Here is what has happened

My wife has talked to her friend the Cellist and they have come to the conclusion (mainly my wife) that I use to play Classical guitar and I still own my classical guitar so I should go back and start lessons in Classical guitar again if I really want to play classical music again. And then if I still want to play the violin in a few months then my wife has said she will buy one for me and then her friend will look into finding me a violin teacher. Basically I have to prove this is what I want. 

So now I wait to see who is teaching classical guitar. I have no problem with this decision and I do understand where the better half is coming from on this so I will play the game. 

Thanks for all the help from all that replied to my copious questions in my other posts.

I have decided it is likely I will choose Violin over the Viola and again I am not sure why it just feels like that is what I should choose.

WalterJ


----------



## hawk

Hi Walter,
Boy in some ways you sound like me...

I play flute (build them too) and have done so for near 20 years. some years ago I "NEEDED" a harp and after about 8 years of making trips to the music store just to play theirs my family/friends/music store/harp maker conspired to make a gift to me for my 45th birthday. For three years I played it but then hit a wall and I have not touched it since. I keep thinking it will happen but I know what I need is someone to give me guidence...

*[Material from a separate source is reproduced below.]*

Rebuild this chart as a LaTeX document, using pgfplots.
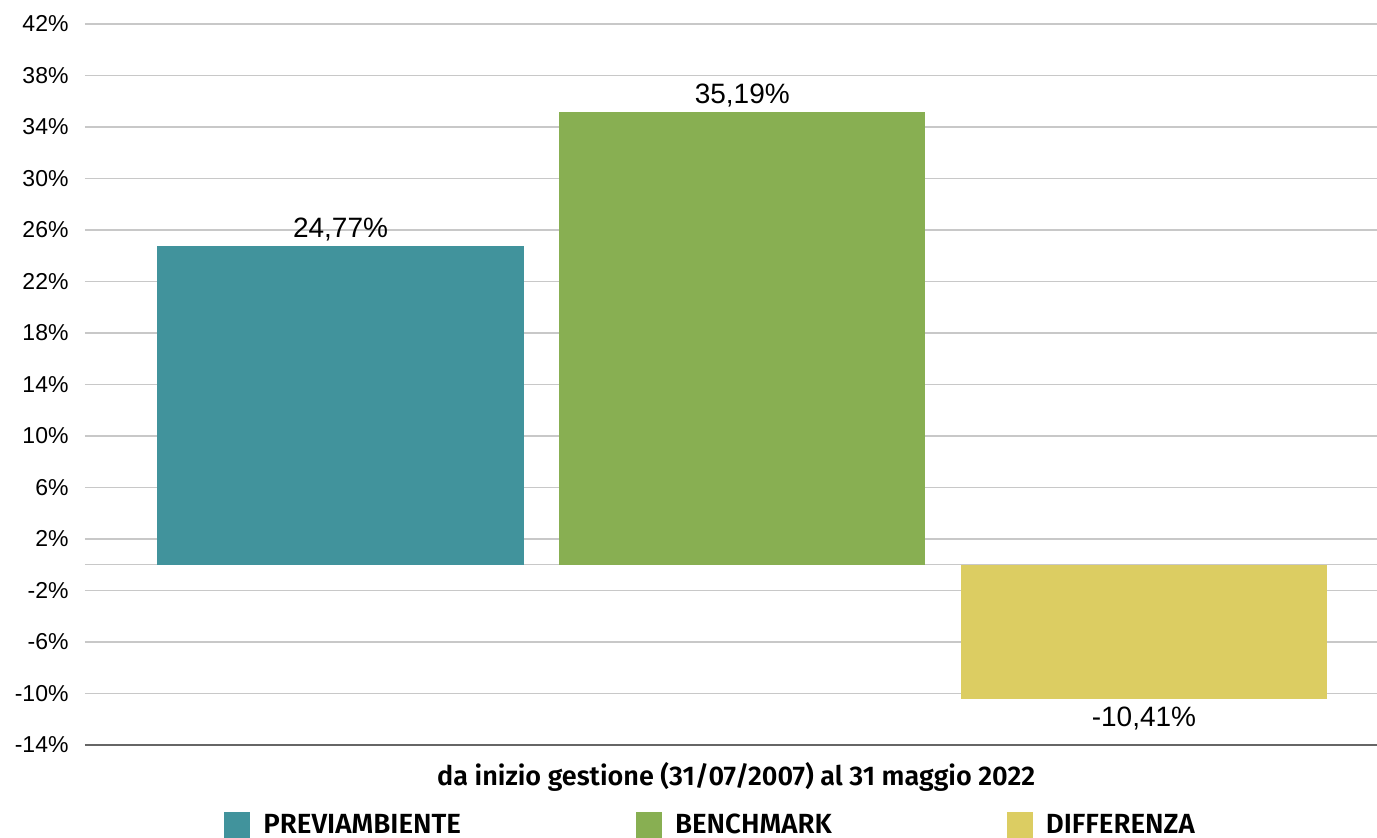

So I continue to play my flutes and search for the right teacher who will meet my needs. I do not read or write music and not sure if I want to learn. Some of the greatest musicians were blind...not that I am a great musician.

I am glad that your wife has offered a suggestion to your quandry that sounds like it will work for you. Also that you remain open and it is still possible for you to explore the violin as another tool for musical expression.
I find that the other instruments in my home though not directly related to flute help in developing my musical skills.

Anyway this reply probably has gone well away from what I intended to write ...ahhh well.

Happy Music Making


----------



## Ephemerid

I know you've said before Walter that you don't feel particularly proficient at the guitar right now, but you've already got some familiarity with the instrument so maybe its a good idea to stick with it & see where you go? Only time will tell of course.  But it sounds like a good idea I think. 

Maybe getting some CDs/mp3s of some classical guitar might help give you some extra motivation as well? 

Believe me, I understand the whole existential music crisis too! LOL

~josh


----------



## david johnson

'Believe me, I understand the whole existential music crisis too! LOL'

i don't. sorry. 
trumpet is home base for me. from there i've branched to singing, banjo, hammer dulcimer, and others. it just keeps being both fun and useful.

dj


----------



## BuddhaBandit

david johnson said:


> trumpet is home base for me. from there i've branched to singing, banjo, hammer dulcimer, and others.
> dj


How do you like the dulcimer? I've wanted to learn for a while but havn't been sure whether I'd like it or not.


----------



## G-string

i have been playing the appalacian and hammered dulcimer for roughly 35 years and i think thats they are just swell,i also hav a courting dulcimer. i bet you didnt know that the word dulcimer comes from the Latin dulcis or "sweet" and the Greek melos, meaning "song" i think it is such a lovely connotation to the instrument and quite frankly gain climaxual tremendous pleasure from it, i thoutroughly recomend it buddah bandit


----------



## julianp

*It's the Sound*

Chossing an instrument should be a heart decision. Which instrument makes the sound that sets your heart a flutter?

Check out my website for more details:

http://www.learn-theory-music.com/musical-instruments-children.html


----------



## SalieriIsInnocent

I play guitar but only a little classical. I dont really know what to tell you I am afraid if I go to a (pole up the @$$) teacher they will force reading music on me and that would send me back to the beginning of all that I have learned


----------



## James

Violin, all the way!


----------



## d.kowlesar

julianp said:


> Chossing an instrument should be a heart decision. Which instrument makes the sound that sets your heart a flutter?
> 
> Check out my website for more details:
> 
> http://www.learn-theory-music.com/musical-instruments-children.html


Very true statement. I play the piano because of the passion I have for it. Something that has a deep reach to my soul (I sound soppy!)


----------